GIVEN PROBLEM: In the listing that follows, retype every line from the first through the one containing "(0,0) rectangle (787,772);". Pictures are to be left out.

Entries with chart source code:
## Begin

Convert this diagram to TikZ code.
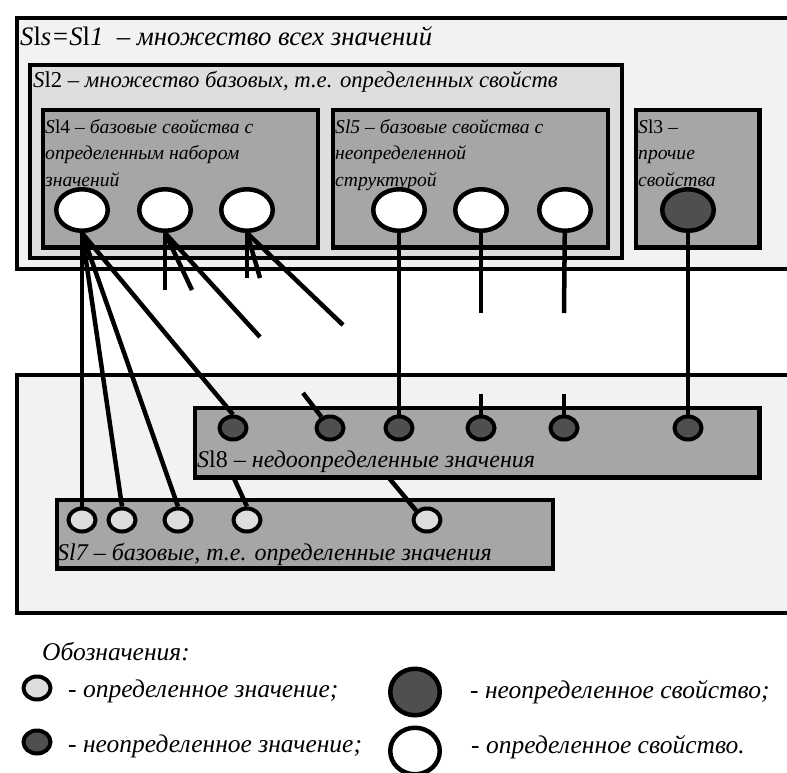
\documentclass[tikz,border=0pt]{standalone}
\usepackage{fontspec}
\setmainfont{Liberation Serif}
\usetikzlibrary{shapes.geometric, positioning}
\pgfdeclarelayer{back}
\pgfdeclarelayer{under}
\pgfdeclarelayer{boxes}
\pgfdeclarelayer{links}
\pgfsetlayers{back,under,boxes,links,main}
\definecolor{pale}{gray}{0.95}
\definecolor{light}{gray}{0.87}
\definecolor{setgray}{gray}{0.65}
\definecolor{dark}{gray}{0.31}

\begin{document}
\begin{tikzpicture}[x=1pt, y=-1pt]
    \tikzstyle{set} = [rectangle, draw, line width=4.5pt, anchor=north west, inner sep=0pt]
    \tikzstyle{title} = [anchor=base west, inner sep=0pt, align=left, font=\fontsize{19.6}{26.5}\selectfont\itshape]
    \tikzstyle{legend} = [anchor=base west, inner sep=0pt, font=\fontsize{25.5}{30}\selectfont\itshape]
    \tikzstyle{prop} = [ellipse, draw, line width=4.5pt, fill=white, minimum width=51.5pt, minimum height=41.5pt, inner sep=0pt]
    \tikzstyle{val} = [ellipse, draw, line width=4pt, minimum width=27pt, minimum height=23pt, inner sep=0pt]
    \tikzstyle{line} = [draw, line width=4.5pt]

    \useasboundingbox (0,0) rectangle (787,772);

    \begin{pgfonlayer}{back}
    \node [set, fill=pale, minimum width=785.5pt, minimum height=251pt] (s1) at (14.5,15.5) {};
    \node [set, fill=light, minimum width=592pt, minimum height=193pt] (s2) at (27.5,62.5) {};
    \node [set, fill=setgray, minimum width=275pt, minimum height=137.5pt] (s4) at (40.5,107.5) {};
    \node [set, fill=setgray, minimum width=275pt, minimum height=137.5pt] (s5) at (330.5,107.5) {};
    \node [set, fill=setgray, minimum width=123.5pt, minimum height=137.5pt] (s3) at (633.5,107.5) {};
    \node [set, fill=pale, minimum width=785.5pt, minimum height=238pt] (s6) at (14.5,372.5) {};
    \node [set, fill=setgray, minimum width=496pt, minimum height=68.5pt] (s7) at (54.5,497.5) {};

    \node [title, font=\fontsize{26.7}{30}\selectfont\itshape] at (20,45) {S{\upshape l}s=S{\upshape l}1 \ – множество всех значений};
    \node [title, font=\fontsize{22.7}{26}\selectfont\itshape] at (33,87) {S{\upshape l2} – множество базовых, т.е. определенных свойств};
    \node [title] at (45,186) {S{\upshape l4} – базовые свойства с\\определенным набором\\значений};
    \node [title] at (335,186) {Sl5 – базовые свойства с\\неопределенной\\структурой};
    \node [title] at (638,186) {S{\upshape l3} –\\прочие\\свойства};
    \node [title, font=\fontsize{24}{28}\selectfont\itshape] at (57,560) {Sl7 – базовые, т.е. определенные значения};
    \end{pgfonlayer}

    \begin{pgfonlayer}{boxes}
    \node [set, fill=setgray, minimum width=564.5pt, minimum height=69.5pt] (s8) at (192.5,405.5) {};
    \node [title, font=\fontsize{24}{28}\selectfont\itshape] at (197,467) {S{\upshape l8} – недоопределенные значения};
    \end{pgfonlayer}

    % properties
    \node [prop] (e1) at (82,210) {};
    \node [prop] (e2) at (165,210) {};
    \node [prop] (e3) at (247,210) {};
    \node [prop] (f1) at (399,210) {};
    \node [prop] (f2) at (481,210) {};
    \node [prop] (f3) at (565,210) {};
    \node [prop, fill=dark] (g1) at (688,210) {};

    % values
    \node [val, fill=dark] (d1) at (233,428) {};
    \node [val, fill=dark] (d2) at (330,428) {};
    \node [val, fill=dark] (d3) at (399,428) {};
    \node [val, fill=dark] (d4) at (481,428) {};
    \node [val, fill=dark] (d5) at (564,428) {};
    \node [val, fill=dark] (d6) at (688,428) {};
    \node [val, fill=light] (v1) at (82,520) {};
    \node [val, fill=light] (v2) at (122,520) {};
    \node [val, fill=light] (v3) at (178,520) {};
    \node [val, fill=light] (v4) at (247,520) {};
    \node [val, fill=light] (v5) at (427,520) {};

    \coordinate (e2a) at (165,290);
    \coordinate (e2b) at (192,290);
    \coordinate (e2c) at (260,337);
    \coordinate (e3a) at (247,278);
    \coordinate (e3b) at (260,278);
    \coordinate (e3c) at (343,325);
    \coordinate (d2a) at (303,393);
    \coordinate (f2a) at (481,313);
    \coordinate (d4a) at (481,394);
    \coordinate (f3a) at (564,313);
    \coordinate (d5a) at (564,394);
    \coordinate (d1b) at (231,472);
    \coordinate (d2b) at (384,472);

    \begin{pgfonlayer}{links}
    \path [line] (e1.south) -- (v1.north);
    \path [line] (e1.south) -- (v2.north);
    \path [line] (e1.south) -- (v3.north);
    \path [line] (e1.south) -- (d1.north);
    \path [line] (e2.south) -- (e2a);
    \path [line] (e2.south) -- (e2b);
    \path [line] (e2.south) -- (e2c);
    \path [line] (e3.south) -- (e3a);
    \path [line] (e3.south) -- (e3b);
    \path [line] (e3.south) -- (e3c);
    \path [line] (d2a) -- (d2);
    \path [line] (f1) -- (d3);
    \path [line] (f2) -- (f2a);
    \path [line] (d4a) -- (d4);
    \path [line] (f3) -- (f3a);
    \path [line] (d5a) -- (d5);
    \path [line] (g1) -- (d6);
    \end{pgfonlayer}

    \begin{pgfonlayer}{under}
    \path [line] (d1b) -- (v4.north);
    \path [line] (d2b) -- (v5.north west);
    \end{pgfonlayer}

    % legend
    \node [legend] (leg) at (42,660) {Обозначения:};
    \node [val, fill=light] (k1) at (37,688) {};
    \node [legend] (k1t) at (68,697) {- определенное значение;};
    \node [val, fill=dark] (k2) at (37,742) {};
    \node [legend] (k2t) at (68,752) {- неопределенное значение;};
    \node [prop, fill=dark, minimum width=49.5pt, minimum height=46.5pt] (k3) at (415,692) {};
    \node [legend] (k3t) at (470,698) {- неопределенное свойство;};
    \node [prop, minimum width=49.5pt, minimum height=46.5pt] (k4) at (415,751) {};
    \node [legend] (k4t) at (471,753) {- определенное свойство.};
\end{tikzpicture}
\end{document}
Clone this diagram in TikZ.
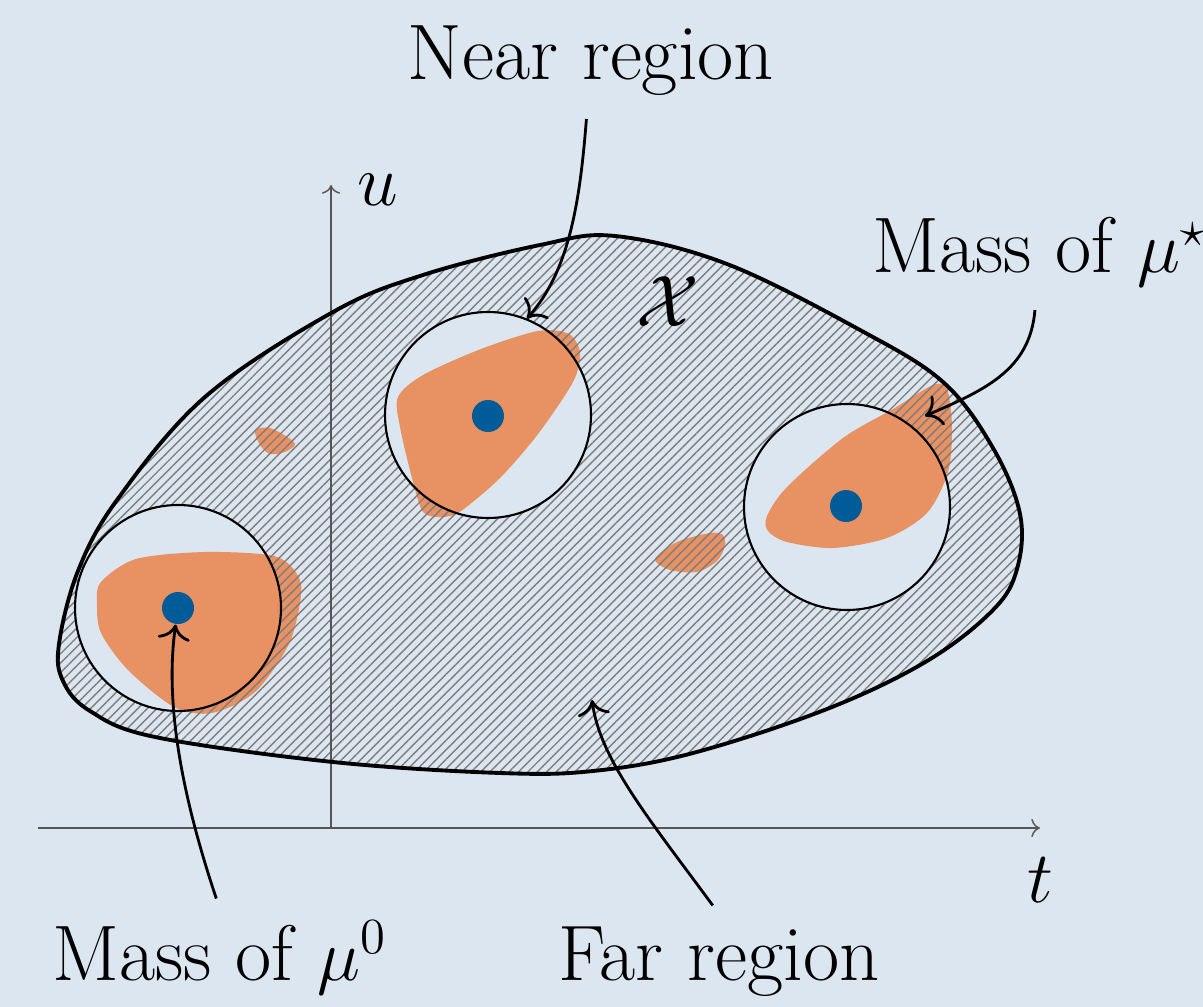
\documentclass[tikz,border=0pt]{standalone}
\usetikzlibrary{patterns.meta, arrows.meta}

\definecolor{bgblue}{RGB}{219,230,240}
\definecolor{massorange}{RGB}{232,145,98}
\definecolor{dotblue}{RGB}{0,91,153}
\definecolor{hatchgray}{RGB}{125,125,125}
\definecolor{axisgray}{RGB}{85,85,85}

% outline of the set X (pixel-like units)
\def\regionpath{plot[smooth cycle, tension=0.6] coordinates {(333,312) (423,275) (540,245) (615,236) (727,264) (860,330) (943,382) (993,448) (1020,514) (1017,569) (993,610) (927,661) (827,709) (693,753) (593,771) (500,773) (333,762) (155,737) (90,711) (63,681) (59,644) (78,571) (117,500) (205,397)}}

\begin{document}
\begin{tikzpicture}[x=0.1mm, y=-0.1mm,
    every node/.style={font=\fontsize{22.4}{27}\selectfont},
    ball/.style={circle, draw, semithick, minimum size=20.6mm, inner sep=0pt},
    dot/.style={circle, fill=dotblue, minimum size=3.2mm, inner sep=0pt},
    mass/.style={fill=massorange},
    annot/.style={thick, -{To[scale=1.3]}, shorten <=3pt},
    axis/.style={axisgray, thin, -{To}}]
    \useasboundingbox (0,0) rectangle (1203,1007);
    \fill[bgblue] (0,0) rectangle (1203,1007);

    % mass of the measures
    \fill[mass] plot[smooth cycle] coordinates {(398,397) (423,375) (481,349) (538,331) (569,334) (580,353) (573,382) (538,434) (500,478) (461,511) (442,517) (423,512) (412,478) (400,427)};
    \fill[mass] plot[smooth cycle] coordinates {(101,582) (136,559) (205,552) (274,556) (297,574) (301,596) (289,644) (255,692) (212,713) (174,707) (128,670) (101,633) (97,604)};
    \fill[mass] plot[smooth cycle] coordinates {(767,516) (787,487) (843,438) (893,409) (933,385) (947,389) (952,427) (948,472) (927,513) (887,538) (833,548) (787,542) (768,531)};
    \fill[mass] plot[smooth cycle] coordinates {(255,430) (270,428) (289,438) (295,445) (285,452) (270,454) (260,445)};
    \fill[mass] plot[smooth cycle] coordinates {(655,559) (677,542) (710,533) (723,535) (725,546) (717,561) (697,572) (670,570)};

    % far region: hatched, balls left out
    \fill[pattern={Lines[angle=45, distance=1.9pt, line width=0.4pt]}, pattern color=hatchgray, even odd rule]
        \regionpath (178,608) circle[radius=103] (488,415) circle[radius=103] (847,507) circle[radius=103];

    % axes
    \coordinate (origin) at (331,828);
    \coordinate (tend) at (1040,828);
    \coordinate (uend) at (331,185);
    \draw[axis] (38,828) -- (tend);
    \draw[axis] (origin) -- (uend);
    \node (ulabel) at (378,190) {$u$};
    \node (tlabel) at (1040,880) {$t$};

    \draw[line width=1.1pt] \regionpath;
    \node (xlabel) at (668,302) {$\mathcal{X}$};

    % near region balls and centers
    \node[ball] (ball0) at (178,608) {};
    \node[ball] (nearball) at (488,415) {};
    \node[ball] (ballstar) at (847,507) {};
    \node[dot] (c0) at (178,608) {};
    \node[dot] (c1) at (488,416) {};
    \node[dot] (c2) at (846,506) {};

    % labels
    \node[anchor=base] (near) at (591,80) {Near region};
    \node[anchor=base west] (mustar) at (860,273) {Mass of $\mu^\star$};
    \node[anchor=base west] (mu0) at (40,980) {Mass of $\mu^0$};
    \node[anchor=base] (far) at (719,980) {Far region};
    \coordinate (startip) at (925,416);
    \coordinate (fartip) at (592,700);

    \draw[annot] (near) .. controls (580,200) and (570,270) .. (nearball.68);
    \draw[annot] (mustar) .. controls (1030,370) and (985,390) .. (startip);
    \draw[annot] (mu0.north) .. controls (180,790) and (165,700) .. (c0);
    \draw[annot] (far.north) .. controls (650,820) and (600,760) .. (fartip);
\end{tikzpicture}
\end{document}
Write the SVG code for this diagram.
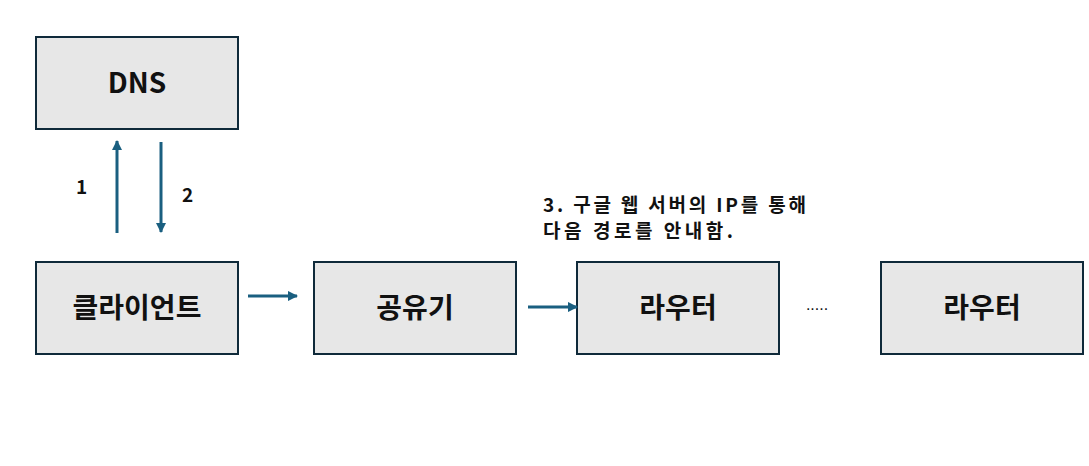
<svg xmlns="http://www.w3.org/2000/svg" width="1089" height="466" viewBox="0 0 1089 466">
<style>
.box{fill:#e7e7e7;stroke:#0f2a3a;stroke-width:2}
.lbl{font-family:"Noto Sans CJK KR","Noto Sans",sans-serif;font-weight:bold;font-size:28px;fill:#111;text-anchor:middle}
.sm{font-family:"Noto Sans CJK KR","Noto Sans",sans-serif;font-weight:bold;font-size:19px;fill:#111}
.ln{stroke:#1a5f80;stroke-width:3;fill:none}
</style>
<defs>
<marker id="ah" viewBox="0 0 10 10" refX="9" refY="5" markerWidth="3.5" markerHeight="3.5" orient="auto" markerUnits="strokeWidth">
<path d="M0,0 L10,5 L0,10 z" fill="#1a5f80"/>
</marker>
</defs>
<rect width="1089" height="466" fill="#fff"/>
<g id="dns"><rect class="box" x="36" y="37" width="202" height="92"/><text class="lbl" x="137" y="93">DNS</text></g>
<g id="client"><rect class="box" x="36" y="262" width="202" height="92"/><text class="lbl" x="137" y="318">클라이언트</text></g>
<g id="share"><rect class="box" x="314" y="262" width="202" height="92"/><text class="lbl" x="415" y="318">공유기</text></g>
<g id="router1"><rect class="box" x="577" y="262" width="202" height="92"/><text class="lbl" x="678" y="318">라우터</text></g>
<g id="router2"><rect class="box" x="881" y="262" width="202" height="92"/><text class="lbl" x="982" y="318">라우터</text></g>
<g id="connectors">
<line class="ln" x1="117" y1="233" x2="117" y2="141" marker-end="url(#ah)"/>
<line class="ln" x1="161" y1="142" x2="161" y2="232" marker-end="url(#ah)"/>
<line class="ln" x1="248" y1="296" x2="297" y2="296" marker-end="url(#ah)"/>
<line class="ln" x1="528" y1="307" x2="577" y2="307" marker-end="url(#ah)"/>
</g>
<text class="sm" x="76" y="194" font-size="17">1</text>
<text class="sm" x="182" y="202" font-size="17">2</text>
<text class="sm" x="543" y="212" textLength="263" lengthAdjust="spacing">3. 구글 웹 서버의 IP를 통해</text>
<text class="sm" x="543" y="238" textLength="190" lengthAdjust="spacing">다음 경로를 안내함.</text>
<text x="817" y="310" font-family="Liberation Sans,sans-serif" font-size="16" fill="#111" text-anchor="middle">.....</text>
</svg>
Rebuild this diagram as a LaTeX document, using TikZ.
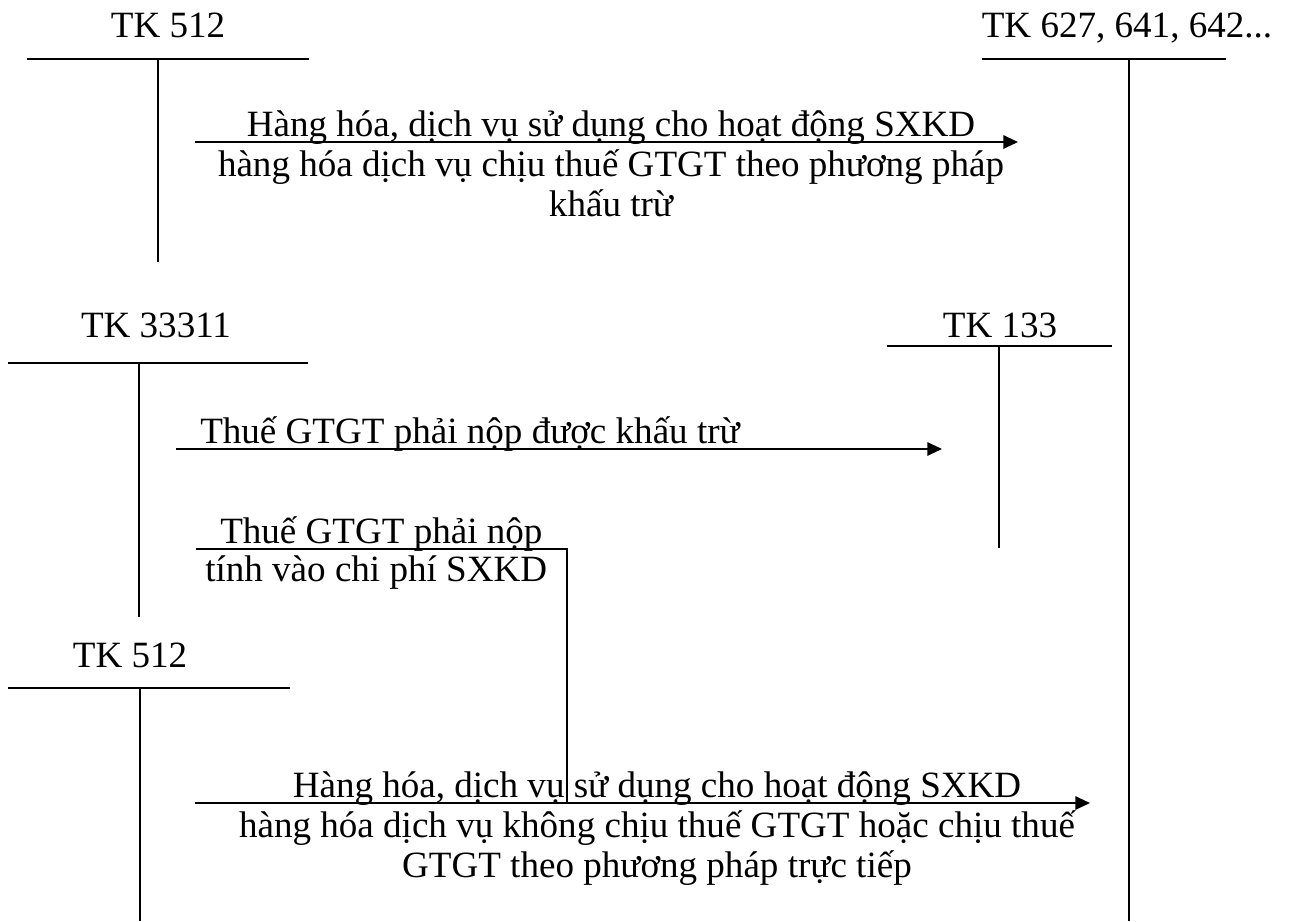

## End

COMPLETED TASK:
Convert this diagram to TikZ code.
\documentclass[tikz,border=0pt]{standalone}
\usepackage{fontspec}
\setmainfont{Liberation Serif}
\usetikzlibrary{shapes.geometric, positioning}
\pgfdeclarelayer{back}
\pgfdeclarelayer{under}
\pgfdeclarelayer{boxes}
\pgfdeclarelayer{links}
\pgfsetlayers{back,under,boxes,links,main}
\definecolor{pale}{gray}{0.95}
\definecolor{light}{gray}{0.87}
\definecolor{setgray}{gray}{0.65}
\definecolor{dark}{gray}{0.31}

\begin{document}
\begin{tikzpicture}[x=1pt, y=-1pt]
    \tikzstyle{set} = [rectangle, draw, line width=4.5pt, anchor=north west, inner sep=0pt]
    \tikzstyle{title} = [anchor=base west, inner sep=0pt, align=left, font=\fontsize{19.6}{26.5}\selectfont\itshape]
    \tikzstyle{legend} = [anchor=base west, inner sep=0pt, font=\fontsize{25.5}{30}\selectfont\itshape]
    \tikzstyle{prop} = [ellipse, draw, line width=4.5pt, fill=white, minimum width=51.5pt, minimum height=41.5pt, inner sep=0pt]
    \tikzstyle{val} = [ellipse, draw, line width=4pt, minimum width=27pt, minimum height=23pt, inner sep=0pt]
    \tikzstyle{line} = [draw, line width=4.5pt]

    \useasboundingbox (0,0) rectangle (787,772);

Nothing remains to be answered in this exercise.